Have you ever wondered how much you should save each month or even how much you should have saved by now?
When we first start looking at our financial situations, we tend to immediately focus on our mistakes and what we could have saved or should have saved. It’s a guilt-ridden exercise.
But looking back is best approached as a fact-finding exercise to help us to understand where we might have saved had we been more consciously aware of our money habits. It highlights our values and where our money habits and values are misaligned. It provides clarity.
But how much should you save? It’s a tough question to answer as everyone’s habits, values, goals and incomes are unique to them.

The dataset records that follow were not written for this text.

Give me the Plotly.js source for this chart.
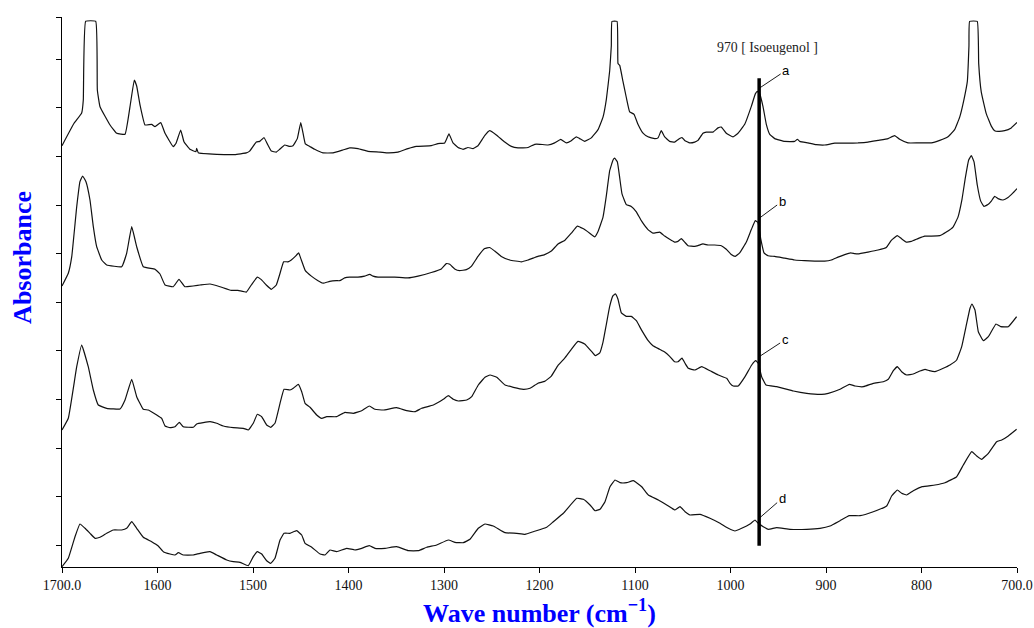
<!DOCTYPE html>
<html>
<head>
<meta charset="utf-8">
<script src="https://cdn.plot.ly/plotly-3.0.1.min.js"></script>
<style>
  html, body { margin: 0; padding: 0; background: #ffffff; }
  #chart { width: 1034px; height: 628px; }
</style>
</head>
<body>
<div id="chart"></div>
<script>
// ---- Data (wave number in cm-1, absorbance in arbitrary stacked units) ----
const wnA = [1700,1687.4,1679.4,1677.7,1675.2,1664.7,1663,1660.2,1649.7,1642.7,1634,1628.8,1624.3,1621.8,1618.3,1613.1,1606.1,1602.6,1596.6,1592.1,1583.5,1580.6,1575.7,1572.3,1566,1559.7,1559,1557.3,1538,1519.2,1507,1503.5,1496.5,1493,1488.5,1485,1480.8,1475.6,1472,1466.8,1461.6,1458.1,1453.6,1450,1447.6,1445.2,1440.6,1435.4,1426.7,1416.2,1405.8,1398.8,1390.1,1379.6,1367,1358.6,1348.2,1337.7,1329,1313.3,1306.3,1299.3,1294.8,1290.6,1285.3,1280.1,1274.9,1269.6,1264.4,1257.4,1252.2,1245.2,1236.4,1229.5,1222.5,1212,1205,1199.5,1191.1,1184.1,1177.8,1171.9,1166.7,1161.5,1157.9,1152.7,1145.8,1138.7,1133.5,1130,1126.5,1124.8,1124.1,1118.8,1117.8,1116,1112.6,1109.1,1105.6,1101,1096.9,1091.6,1086.4,1079.4,1075.9,1072.5,1068.9,1063.7,1058.5,1053.2,1050.8,1048,1042.7,1037.5,1034.1,1028.8,1025.3,1018.3,1013.1,1009.6,1004.4,997.4,992.1,985.1,978.2,974,971.9,969.4,966,962.5,958.9,953.7,943.2,932.8,930,927.5,918.8,910.2,901.4,890.8,876.9,866.5,856,845.5,835,828.1,822.9,814.2,803.7,789.7,780.9,772.3,765.3,760,755.5,752,750.3,749.6,741.6,740.1,737.4,732.2,726.9,723.4,719.9,712.9,706,700];
const absA = [421.3,443.7,454,467,545.7,545.7,477,460.3,442,433.7,432.7,460.3,487,481,462,442,442.7,440.3,444.3,433.7,420.3,423.7,437,425.3,417.7,415.3,418.7,414.3,412.7,412.4,414.1,415.9,424.9,425.6,429.5,423.1,415.9,414.9,417.7,422,420.6,421.3,428.4,444.5,433.8,423.1,420.6,417.7,414.1,414.1,417,419.1,418.4,415.6,414.9,414.1,414.9,418.4,420.6,421.3,423.4,424.1,433.1,424.1,419.5,417.7,419.5,418.4,421.3,431.3,436.3,432,424.9,420.6,419.1,419.5,422.7,422.7,422,424.1,427.7,424.1,426.3,430.2,428.4,425.6,429.1,437.4,449.9,467.7,496.3,521.3,545.6,545.6,503.4,501.6,485.6,469.5,455.2,452.7,442.7,433.8,430.2,428.4,429.1,436.3,430.2,425.6,424.9,428.4,429.5,426.6,424.1,424.9,426.6,433.8,434.9,434.9,439.1,439.9,433.8,430.2,433.8,442.7,460.6,473.1,475.6,473.1,460.6,442.7,432.7,428.4,425.6,425.6,427.7,425.6,424.1,422.4,422,423.8,423.8,424.1,424.9,426.6,428.4,431.3,427.7,424.1,424.1,424.1,426.6,430.2,437.4,449.9,467.7,485.6,521.3,545.6,545.6,503.4,474.9,453.4,440.9,436.3,435.6,436.3,439.1,444.5];

const wnB = [1700,1693.4,1689.8,1684.6,1681.2,1678.4,1674.9,1670.7,1667.2,1663.7,1658.4,1653.2,1637.5,1632.3,1627,1621.8,1614.9,1602.6,1597.4,1592.1,1583.5,1577.5,1571.2,1555.5,1545,1534.6,1522.7,1515.7,1507,1501.8,1495.5,1491.3,1486.1,1480.8,1475.6,1472,1467.9,1463.4,1459.9,1455.7,1452.2,1449.4,1445.2,1438.9,1431.9,1426.7,1419.7,1412.8,1409.2,1404,1398.8,1390.1,1383.1,1377.8,1374.3,1369.1,1351.7,1337.7,1327.2,1313.3,1302.8,1297.6,1294,1288.8,1283.6,1276.6,1271.4,1264.4,1257.4,1252.2,1246.9,1240,1231.2,1219.1,1212,1205,1201.6,1194.6,1187.6,1180.6,1173.6,1166.7,1160.4,1154.5,1147.4,1142.2,1138.7,1133.5,1130,1126.5,1123,1121.3,1118.5,1116,1113.6,1109.1,1103.9,1098.6,1093.4,1086.4,1081.2,1074.2,1068.9,1063.7,1058.5,1055,1051.5,1048,1044.5,1037.5,1034.1,1028.8,1023.6,1016.6,1009.6,1004.4,999.2,995,990.4,983.4,978.2,974,971.2,968.4,964.9,960.7,953.7,943.3,932.8,922.4,911.8,901.4,894.4,887.4,880.4,874.2,870,866.5,856,845.5,836.8,831.6,825.3,821.1,815.9,810.7,803.7,796.7,789.7,780.9,774,767,761.8,757.6,754.1,750.6,747.8,745,741.6,738,734.6,730.4,726.9,723.4,719.9,714.6,709.4,704.2,700];
const absB = [281,293.7,310.3,360.3,385.3,391,385.3,367,340.3,320.3,307,302,300.3,313.7,340.3,320.3,300.3,297.7,293,282,280.3,287.7,280.3,282,283,280.3,276.6,276.6,274.9,282,289.9,287.4,282,277.7,282,292.7,305.2,305.2,307,310.6,314.1,307,296.3,290.9,286.3,283.8,285.6,286.3,286.3,289.1,289.9,289.9,290.9,292.7,290.9,289.9,289.9,289.1,290.9,294.5,298.1,303.4,302.7,298.1,296.3,297.4,300.6,310.6,318.4,319.5,315.9,310.6,307,305.2,307,309.5,310.6,312.4,315.9,323.1,326.6,333.8,340.9,338.4,333.8,330.2,335.6,349.9,371.3,396.3,407,408.8,405.2,389.1,373.1,362.4,360.6,355.2,346.3,337.4,333.8,334.9,330.9,327.7,324.9,325.6,328.4,324.9,321.3,320.6,321.3,323.1,322,322,321.3,317.7,312.4,310.6,314.1,324.9,337.4,346.3,344.5,328.4,314.1,311.3,310.6,308.8,307,306.3,305.9,305.9,307,309.9,312.4,314.1,313.4,313.1,314.9,317,319.5,326.6,331.3,328.4,324.9,325.6,328.4,330.9,330.9,331.3,334.9,339.9,349.9,367.7,389.1,407,411.3,405.2,382,365.9,360.6,362.4,365.9,370.6,368.4,367,369.5,374.1,378.4];

const wnC = [1700,1693.4,1684.6,1679.4,1672.5,1667.2,1662,1653.2,1639.3,1634,1627,1621.8,1614.9,1609.6,1600.8,1595.6,1592.1,1586.9,1581.7,1577.2,1573,1562.5,1559,1545,1538,1531.1,1520.6,1510.1,1504.9,1499.7,1495.5,1490.9,1485.7,1481.5,1477,1471.7,1467.5,1461.3,1457.8,1452.6,1449,1445.5,1440.3,1433.3,1428.1,1422.8,1412.4,1403.7,1395,1386.2,1378.2,1372.3,1363.6,1349.6,1339.1,1330.4,1323.4,1311.2,1300.7,1295.5,1290.3,1285,1276.2,1271,1264.1,1257.1,1251.8,1244.8,1236.1,1227.4,1217,1209.9,1201.6,1194.6,1187.6,1180.6,1173.6,1166.7,1159.7,1152.7,1145.8,1141.6,1136.9,1133.5,1130,1126.5,1123,1120.6,1117.8,1114.3,1109.1,1103.9,1098.6,1093.4,1086.4,1081.2,1074.2,1068.9,1063.7,1058.5,1055,1050.8,1047.6,1044.2,1037.2,1030.2,1021.5,1012.8,1004,1000.5,997.1,991.9,984.8,977.8,973.6,970.9,967.4,962.8,951.7,944.7,934.2,920.2,904.5,897.6,885.3,875.6,869.6,860.9,850.5,840,834.8,829.5,825.3,820.8,815.5,808.6,801.6,796.3,791.8,785.9,777.2,770.2,763.2,757.9,753.4,749.2,747.1,744,740.5,735.3,730,722,717.1,709.1,700.4];
const absC = [137,148.7,200.3,222,200.3,177,162,158.7,158,167,187.7,170.3,157.7,157,152,148.7,141,139.3,140.3,144.7,140.3,139.7,143,145.3,143.7,141,139.3,138.7,137,143.7,152.7,150.3,142,139.7,143.7,163.7,177.7,177,178.7,182.7,175.3,163.7,159.7,152,148.7,150.3,150.3,154.7,153.7,156.3,161,157.7,157,159.3,156.3,155.3,158.7,162,167.7,171.3,167.7,166,167,170.3,182,189.7,192,189.7,182,179.7,177.7,178.7,183.8,185.6,190.9,201.6,208.8,217.7,225.6,223.1,215.9,211.3,214.1,224.9,242.7,260.6,271.3,273.1,267.7,254.1,250.6,250.6,246.3,237.4,226.6,221.3,217.7,214.9,210.6,205.2,205.2,208.8,203.7,198.7,197,200.3,196.3,192,188.7,183.7,181,181,190.3,202,206.3,203.7,190.3,182,180.3,178.7,176,173.7,172.7,173.7,177.7,182.7,181,180.3,183.7,185.3,187.7,196.3,200.3,195.3,192,193,196,197.7,196.3,195.3,198.7,202,207,220.3,240.3,258.7,263,257,235.3,226.3,230.3,243,240.3,240.3,250.3];

const wnD = [1700,1693.4,1686.4,1681.2,1675.9,1670.7,1665.4,1660.2,1653.2,1646.3,1637.5,1632.3,1627,1621.8,1614.9,1606.1,1599.2,1593.9,1586.9,1581.7,1578.2,1573,1562.5,1555.5,1545,1538,1527.5,1520.6,1513.6,1504.9,1499.7,1495.5,1490.9,1485.7,1481.5,1477,1471.7,1467.5,1461.3,1454.3,1449,1445.5,1438.5,1429.8,1424.6,1419.4,1412.4,1401.9,1393.2,1386.2,1378.2,1372.3,1361.8,1349.6,1337.4,1326.9,1318.1,1307.7,1295.5,1288.5,1279.8,1272.8,1264.1,1257.1,1248.4,1236.1,1223.9,1215.2,1206.5,1192.5,1185.5,1175,1161,1154.1,1147.1,1141.9,1136.6,1131.4,1126.2,1120.9,1115.7,1108.7,1101.7,1093,1086,1075.5,1066.8,1058.1,1052.9,1047.6,1042.4,1031.9,1021.5,1011,1002.3,995.3,988.3,979.6,974.3,970.9,965.7,960.4,951.7,937.7,920.2,906.3,895.8,885.3,875.6,864.4,850.5,836.5,831.3,825.3,820.8,815.5,808.6,799.3,785.9,775.4,763.2,756.2,747.4,742.2,737,730,721.3,716,709.1,700.4];
const absD = [0.3,8.7,30.3,43,38.7,33.7,28.7,29.7,33.7,37,37,38.7,45.3,38.7,29.7,25.3,21,15.3,13,12,14.3,12,12,13.7,15.3,12,7,5.3,4.7,1.3,10.3,15.3,13,6.3,3.7,8.7,27,33.7,33.7,36.3,32,23.7,19.7,13,12,17,15.3,18.7,17,18.7,21.3,18.7,18.7,20.3,16.3,16.3,19.7,22,27,24.7,24.3,27.7,38.7,43,41,34.3,33.7,32.7,35.3,39.7,45.3,53.7,68.7,67.7,62,56.3,57.7,65.3,80.3,87,84.3,84.3,86.3,80.3,72,67,62,57,60.3,55.3,52,52.7,48.7,43.7,38.7,36,38.7,43,47,43.7,40.3,37.7,39.3,37.7,37.7,38.7,41,46.3,51.3,51.3,55.3,61,71,77,73.7,72,76.3,80.3,82,84.3,90.3,102,115.3,111,107.7,113.7,125.3,127,131,137.7];

const sampleLabels = ['a', 'b', 'c', 'd'];
const markerWn = 970;                 // Isoeugenol band
const markerSpan = [21.3, 488.7];     // extent of the marker line (absorbance units)
const markerNote = '970 [ Isoeugenol ]';

const xTickVals = [1700, 1600, 1500, 1400, 1300, 1200, 1100, 1000, 900, 800, 700];
const xTickText = ['1700.0', '1600', '1500', '1400', '1300', '1200', '1100', '1000', '900', '800', '700.0'];
const yTickVals = [21.7, 70.3, 118.9, 167.5, 216.1, 264.7, 313.3, 361.9, 410.5, 459.1, 507.7, 550];

// ---- Traces ----
const lineStyle = { color: '#111111', width: 1.2, shape: 'spline', smoothing: 0.3 };
const series = [[wnA, absA], [wnB, absB], [wnC, absC], [wnD, absD]];
const traces = series.map((s, i) => ({
  type: 'scatter', mode: 'lines', x: s[0], y: s[1],
  name: sampleLabels[i], line: lineStyle, hoverinfo: 'x+y'
}));
traces.push({
  type: 'scatter', mode: 'lines',
  x: [markerWn, markerWn], y: markerSpan,
  line: { color: '#000000', width: 3.5 }, hoverinfo: 'skip', name: markerNote
});

// label anchors on each curve near the 970 band
const labelAnchors = [
  { y: 478.7, ax: 27, ay: -18 },
  { y: 348.7, ax: 23, ay: -17 },
  { y: 210.3, ax: 26, ay: -17 },
  { y: 48.7,  ax: 23, ay: -20 }
];
const annotations = sampleLabels.map((t, i) => ({
  x: markerWn, y: labelAnchors[i].y, xref: 'x', yref: 'y',
  text: t, showarrow: true, arrowhead: 0, arrowwidth: 0.9, arrowcolor: '#000',
  ax: labelAnchors[i].ax, ay: labelAnchors[i].ay,
  font: { family: 'Liberation Sans, Arial, sans-serif', size: 13, color: '#000' }
}));
annotations.push({
  x: 961, y: 520, xref: 'x', yref: 'y', showarrow: false,
  text: markerNote,
  font: { family: 'Liberation Serif, Times New Roman, serif', size: 13.8, color: '#222' }
});
annotations.push({
  xref: 'paper', yref: 'paper', x: -0.042, y: (567 - 257) / 550, showarrow: false,
  xanchor: 'center', yanchor: 'middle', text: 'Absorbance', textangle: -90,
  font: { family: 'Liberation Serif, Times New Roman, serif', size: 26, color: '#0000ff', weight: 'bold' }
});

const layout = {
  width: 1034, height: 628,
  margin: { l: 62, r: 17, t: 17, b: 61, pad: 0 },
  paper_bgcolor: '#ffffff', plot_bgcolor: '#ffffff',
  showlegend: false,
  xaxis: {
    range: [1700, 700], showline: true, linecolor: '#000', linewidth: 1,
    showgrid: false, zeroline: false,
    ticks: 'outside', ticklen: 5, tickcolor: '#000', tickwidth: 1,
    tickmode: 'array', tickvals: xTickVals, ticktext: xTickText,
    tickfont: { family: 'Liberation Serif, Times New Roman, serif', size: 14, color: '#111' },
    title: {
      text: 'Wave number (cm<sup>−1</sup>)', standoff: 16,
      font: { family: 'Liberation Serif, Times New Roman, serif', size: 26, color: '#0000ff', weight: 'bold' }
    }
  },
  yaxis: {
    range: [0, 550], showline: true, linecolor: '#000', linewidth: 1,
    showgrid: false, zeroline: false,
    ticks: 'outside', ticklen: 5, tickcolor: '#000', tickwidth: 1,
    tickmode: 'array', tickvals: yTickVals, showticklabels: false
  },
  annotations: annotations
};

Plotly.newPlot('chart', traces, layout, { displayModeBar: false, staticPlot: true });
</script>
</body>
</html>
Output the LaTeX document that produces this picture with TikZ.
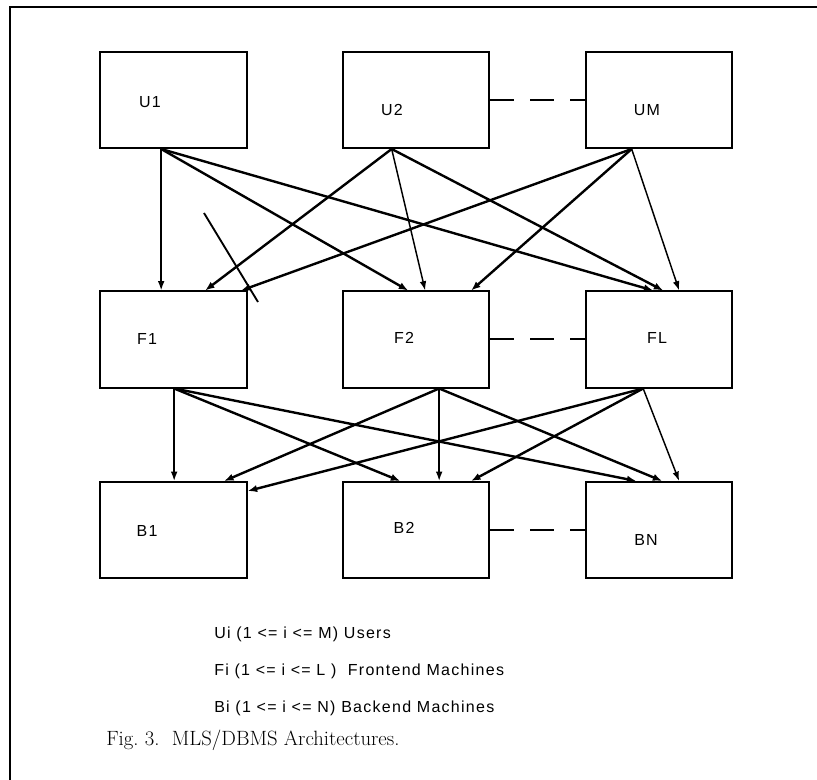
\documentclass[tikz,border=0pt]{standalone}
\usepackage{fontspec}
\newfontfamily\helv[LetterSpace=8]{Liberation Sans}
\usetikzlibrary{arrows.meta,calc}

\begin{document}
\begin{tikzpicture}[x=0.75pt,y=-0.75pt,
  box/.style={draw,line width=1.5pt,minimum width=110pt,minimum height=72pt,inner sep=0pt},
  lbl/.style={font=\helv\fontsize{12}{14}\selectfont,inner sep=0pt},
  thinarr/.style={line width=1.1pt,-{Latex[length=7pt,width=5pt]}},
  thickarr/.style={line width=1.8pt,-{Latex[length=7pt,width=5.5pt]}},
  gapline/.style={line width=1.5pt,dash pattern=on 18pt off 12pt}]
\useasboundingbox (0,0) rectangle (817,780);
\draw[line width=1.8pt] (10,780)--(10,7)--(817,7);

% users
\node[box] (U1) at (173.5,100) {};
\node[box] (U2) at (416,100) {};
\node[box] (UM) at (659,100) {};
\node[lbl] (tU1) at (150,102) {U1};
\node[lbl] (tU2) at (392,110) {U2};
\node[lbl] (tUM) at (647,110) {UM};
% frontends
\node[box] (F1) at (173.5,339.5) {};
\node[box] (F2) at (416,339.5) {};
\node[box] (FL) at (659,339.5) {};
\node[lbl] (tF1) at (147,339) {F1};
\node[lbl] (tF2) at (404,338) {F2};
\node[lbl] (tFL) at (657,338) {FL};
% backends
\node[box] (B1) at (173.5,530) {};
\node[box] (B2) at (416,530) {};
\node[box] (BN) at (659,530) {};
\node[lbl] (tB1) at (147,531) {B1};
\node[lbl] (tB2) at (404,528) {B2};
\node[lbl] (tBN) at (646,540) {BN};

\draw[gapline] (U2.east)--(UM.west);
\draw[gapline] (F2.east)--(FL.west);
\draw[gapline] (B2.east)--(BN.west);

% users to frontends
\draw[thinarr] ($(U1.south west)+(62,0)$)--($(F1.north west)+(62,0)$);
\draw[thickarr] ($(U1.south west)+(62,0)$)--($(F2.north west)+(66.5,0)$);
\draw[thickarr] ($(U1.south west)+(62,0)$)--($(FL.north west)+(68.5,0)$);
\draw[thickarr] ($(U2.south west)+(50,0)$)--($(F1.north west)+(106,0)$);
\draw[thinarr] ($(U2.south west)+(50,0)$)--($(F2.north west)+(83.5,0)$);
\draw[thickarr] ($(U2.south west)+(50,0)$)--($(FL.north west)+(78.5,0)$);
\draw[thickarr] ($(UM.south west)+(47,0)$)--($(F1.north west)+(142,0)$);
\draw[thickarr] ($(UM.south west)+(47,0)$)--($(F2.north west)+(129.5,0)$);
\draw[thinarr] ($(UM.south west)+(47,0)$)--($(FL.north west)+(94.5,0)$);

% frontends to backends
\draw[thinarr] ($(F1.south west)+(75,0)$)--($(B1.north west)+(75,0)$);
\draw[thickarr] ($(F1.south west)+(75,0)$)--($(B2.north west)+(58.5,0)$);
\draw[thickarr] ($(F1.south west)+(75,0)$)--($(BN.north west)+(51.5,0)$);
\draw[thickarr] ($(F2.south west)+(97.5,0)$)--($(B1.north west)+(125,0)$);
\draw[thinarr] ($(F2.south west)+(97.5,0)$)--($(B2.north west)+(97.5,0)$);
\draw[thickarr] ($(F2.south west)+(97.5,0)$)--($(BN.north west)+(77.5,0)$);
\draw[thickarr] ($(FL.south west)+(58.5,0)$)--($(B1.north east)+(0,10)$);
\draw[thickarr] ($(FL.south west)+(58.5,0)$)--($(B2.north west)+(129.5,0)$);
\draw[thinarr] ($(FL.south west)+(58.5,0)$)--($(BN.north west)+(94.5,0)$);

% stray stroke
\coordinate (s1) at (204,213);
\coordinate (s2) at (258,302);
\draw[line width=1.4pt] (s1)--(s2);

% legend
\node[lbl,anchor=west] (key1) at (214,634) {Ui (1 <= i <= M) Users};
\node[lbl,anchor=west] (key2) at (214,671) {Fi (1 <= i <= L )\ \ Frontend Machines};
\node[lbl,anchor=west] (key3) at (214,708) {Bi (1 <= i <= N) Backend Machines};
\node[anchor=west,inner sep=0pt,font=\fontsize{15.5}{18}\selectfont] (cap) at (106,740) {Fig.~3.\ \ MLS/DBMS Architectures.};
\end{tikzpicture}
\end{document}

However, I recommend implementing the 50:30:20 approach to budgeting, or cash-flow planning as I prefer to call it, which suggests that you set aside 20 per cent of your income for savings or other financial goals.
But what happens if you can’t consistently save 20 per cent? That’s OK for now. It’s only another piece of information about your financial situation.
Try not to let the negative thoughts creep in or take over. Certainly do not give up. It simply means you now have a clear financial goal to work towards.
How can you increase your savings rate to more than 20 per cent of your income? We go back to the 50:30:20 approach. Review your “needs” and “wants”.
Are your needs more than 50 per cent of your income? If they are, are there ways to reduce them? Can you move to lower-cost housing? Or change your car to a more cost-efficient model?
Groceries are a common way to reduce costs, so switch to lower-cost supermarkets or buy in bulk or online. Can you change your mobile phone contract to a less expensive one? The less you spend on your needs, the more flexibility you will have with your income.
“Wants” are the areas where we spend money when we want to, not because we need to. Examples are eating out, takeaways, shopping, travel or gym memberships. Ideally, your spending in this category should be less than 30 per cent of your income.
It’s also important to look at your income. I have worked with people who are excellent at managing their money and are thrifty and conscious, yet they cannot save 20 per cent of their income. This is when we look at ways to increase their income to reach their savings goals.
One person I worked with recently believed she was bad with money. She was convinced she was unable to manage it alone and was filled with shame because she had credit card debt and no savings.
When we analysed her cash flow, it became apparent that she was, in fact, very skilled at managing her income. She had lost her job and incurred credit card debt to survive.
She was focusing on her financial goals but wasn’t consciously aware of them. She was overwhelmed as she didn’t have a plan and it worried her that she wasn’t saving as all available cash was dedicated to repaying her credit card.
She carried great fear about finding herself in this situation again. So she asked me, “How much should I be saving?”
In this case, the benefits of an emergency fund were especially clear and this was the focus of her savings goal. Having one would protect her from relying on her credit card if she ever found herself without an income again.
We then looked at her cash-flow plan, focused on her income and optimised spending on her needs and wants. We prioritised what was most important to her to ensure she felt like she was living her life, not only surviving.
By consciously planning her money this way, she found ways to reduce unconscious spending and used the extra money to build her emergency fund.
It’s important to always keep looking forward, so we started planning how she will save and invest the extra cash available once her credit card is paid off.
If you are wondering how much you should save, start with aiming for 20 per cent of your income. Use that to provide financial security by having an emergency fund of three to six months of living expenses.
Apply the 50:30:20 approach as it allows you to sufficiently fund your needs, your wants and your savings. It will also help you to understand that you should save for your future self, while also allowing you to have a life in the here and now.